The Royal Temple of Mengwi is one of the most important temples in Bali. Built in 1634 by a King of the Mengwi dynasty, this impressive complex stands on an island in a river, its inner temple surrounded by a moat. Its Balinese name Pura Taman Ayun literally means ‘Garden Temple in the Water’.
Part of a network of directional temples that protect Bali from evil spirits, Pura Taman Ayun was built as a series of garden terraces with courtyards on different levels. The entire complex was designed to symbolize the mythological home of the gods, Mount Meru, floating in the sea of eternity. An eleven-tiered meru (at the far end, in the right-hand corner of the complex) is dedicated to the rice goddess Dewi Sri. The third bale on the left is believed to be the abode of several different gods.
Pura Taman Ayun was enlarged in 1937, making some of its structures the most modern temple architecture in Bail.
Some 22 separate temples dot the hillside of Mount Agung, where the Mother Temple of Besakih has been perched for more than one thousand years. This complex of Hindu temples is the largest, holiest and most important in the city.
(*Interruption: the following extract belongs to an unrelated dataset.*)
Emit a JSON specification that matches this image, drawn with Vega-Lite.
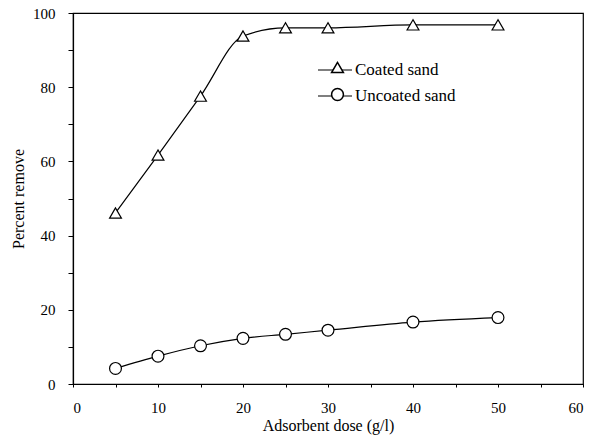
{
  "$schema": "https://vega.github.io/schema/vega-lite/v6.json",
  "width": 510,
  "height": 371,
  "autosize": {"type": "none"},
  "padding": {"left": 73, "top": 13, "right": 9, "bottom": 54},
  "background": "white",
  "config": {
    "view": {"stroke": "black", "strokeWidth": 1.2},
    "font": "Liberation Serif",
    "axis": {
      "grid": false,
      "domainColor": "black",
      "domainWidth": 1.2,
      "tickColor": "black",
      "labelColor": "black",
      "titleColor": "black",
      "labelFont": "Liberation Serif",
      "titleFont": "Liberation Serif",
      "labelFontSize": 15,
      "titleFontSize": 16,
      "titleFontWeight": "normal"
    },
    "legend": {
      "labelFont": "Liberation Serif",
      "labelFontSize": 17,
      "labelColor": "black"
    }
  },
  "data": {
    "values": [
      {"dose": 5, "removal": 46.1, "series": "Coated sand"},
      {"dose": 10, "removal": 61.7, "series": "Coated sand"},
      {"dose": 15, "removal": 77.6, "series": "Coated sand"},
      {"dose": 20, "removal": 93.8, "series": "Coated sand"},
      {"dose": 25, "removal": 96.0, "series": "Coated sand"},
      {"dose": 30, "removal": 96.0, "series": "Coated sand"},
      {"dose": 40, "removal": 96.8, "series": "Coated sand"},
      {"dose": 50, "removal": 96.8, "series": "Coated sand"},
      {"dose": 5, "removal": 4.2, "series": "Uncoated sand"},
      {"dose": 10, "removal": 7.5, "series": "Uncoated sand"},
      {"dose": 15, "removal": 10.3, "series": "Uncoated sand"},
      {"dose": 20, "removal": 12.3, "series": "Uncoated sand"},
      {"dose": 25, "removal": 13.4, "series": "Uncoated sand"},
      {"dose": 30, "removal": 14.5, "series": "Uncoated sand"},
      {"dose": 40, "removal": 16.7, "series": "Uncoated sand"},
      {"dose": 50, "removal": 17.9, "series": "Uncoated sand"}
    ]
  },
  "encoding": {
    "x": {
      "field": "dose",
      "type": "quantitative",
      "scale": {"domain": [0, 60], "nice": false},
      "axis": {
        "title": "Adsorbent dose (g/l)",
        "values": [0, 5, 10, 15, 20, 25, 30, 35, 40, 45, 50, 55, 60],
        "labelExpr": "datum.value % 10 === 0 ? datum.label : ''",
        "tickSize": 3,
        "labelPadding": 13,
        "titlePadding": 2
      }
    },
    "y": {
      "field": "removal",
      "type": "quantitative",
      "scale": {"domain": [0, 100], "nice": false},
      "axis": {
        "title": "Percent remove",
        "values": [0, 10, 20, 30, 40, 50, 60, 70, 80, 90, 100],
        "labelExpr": "datum.value % 20 === 0 ? datum.label : ''",
        "tickSize": 5,
        "labelPadding": 13,
        "titlePadding": 6
      }
    }
  },
  "layer": [
    {
      "mark": {"type": "line", "interpolate": "monotone", "strokeWidth": 1.2},
      "encoding": {
        "color": {
          "field": "series",
          "type": "nominal",
          "scale": {"domain": ["Coated sand", "Uncoated sand"], "range": ["black", "black"]},
          "legend": {
            "title": null,
            "orient": "none",
            "legendX": 244,
            "legendY": 39,
            "padding": 0,
            "symbolType": "stroke",
            "symbolSize": 1156,
            "symbolStrokeWidth": 1.2,
            "labelOffset": 2,
            "rowPadding": 0
          }
        }
      }
    },
    {
      "mark": {"type": "point", "filled": true, "fill": "white", "stroke": "black", "strokeWidth": 1.2, "size": 140, "opacity": 1},
      "encoding": {
        "shape": {
          "field": "series",
          "type": "nominal",
          "scale": {"domain": ["Coated sand", "Uncoated sand"], "range": ["triangle-up", "circle"]},
          "legend": {
            "title": null,
            "orient": "none",
            "legendX": 256,
            "legendY": 46,
            "padding": 0,
            "symbolSize": 140,
            "labelOpacity": 0,
            "labelOffset": 4,
            "rowPadding": 9
          }
        }
      }
    },
    {
      "data": {"values": [{}]},
      "mark": {
        "type": "text",
        "text": ["Initial As (III) concentration = 400  µg/l", "pH = 7.5", "Contact time = 2 h"],
        "align": "left",
        "baseline": "top",
        "lineHeight": 22,
        "font": "Liberation Serif",
        "fontSize": 14,
        "color": "black"
      },
      "encoding": {
        "x": {"datum": 9.1},
        "y": {"datum": 45.2}
      }
    }
  ],
  "resolve": {"scale": {"color": "independent", "shape": "independent"}, "legend": {"color": "independent", "shape": "independent"}}
}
Travelers can wander the stepped terraces, and brick gateways that line the rocky crags of this active volcano and explore the ancient temples where Hindu people still come to pray.
Although this site remains a popular destination for visitors to Bali, many travelers choose to avoid the Mother Temple due to aggressive touts who try to force guests on “compulsory” tours for unfair fees and local “guardians’ who request payment at every road and pass.
The lush volcanic hillsides of Mount Batur and Mount Abang surround the crystal-clear—and bitter cold—waters of quiet Lake Batur. Travelers can spend their morning soaking up sun and scenic views along the shores of this chilly lake that was formed by an ancient eruption. Hop a boat across the river to Temple of the Dead, or spend the afternoon canoeing in the placid waters of the lake. Avid hikers can navigate the trails of Mount Batur and enjoy epic views of the countryside from the volcano’s peak, while cyclists can tour the black lava fields by bike.
Amed Beach is a 14-kilometer long stretch of coast in East Bali incorporating several fishing villages. It has been on the radar of keen divers for a while due to the vast coral reefs, which are following the coast line closely. Just a few meters away from the shore, hundreds of colorful fish meander gracefully over dazzling corals, some of which can be admired only two meters below the water surface. Further out, divers can enjoy big reef formations and coral gardens teeming with marine life, such as sea turtles, reef tip sharks, rays and a variety of vibrant tropical fish. Amed Beach is also a popular base for visitors learning the extreme sport freediving or wanting to dive to the Liberty, a US cargo ship wreck in Tulamben.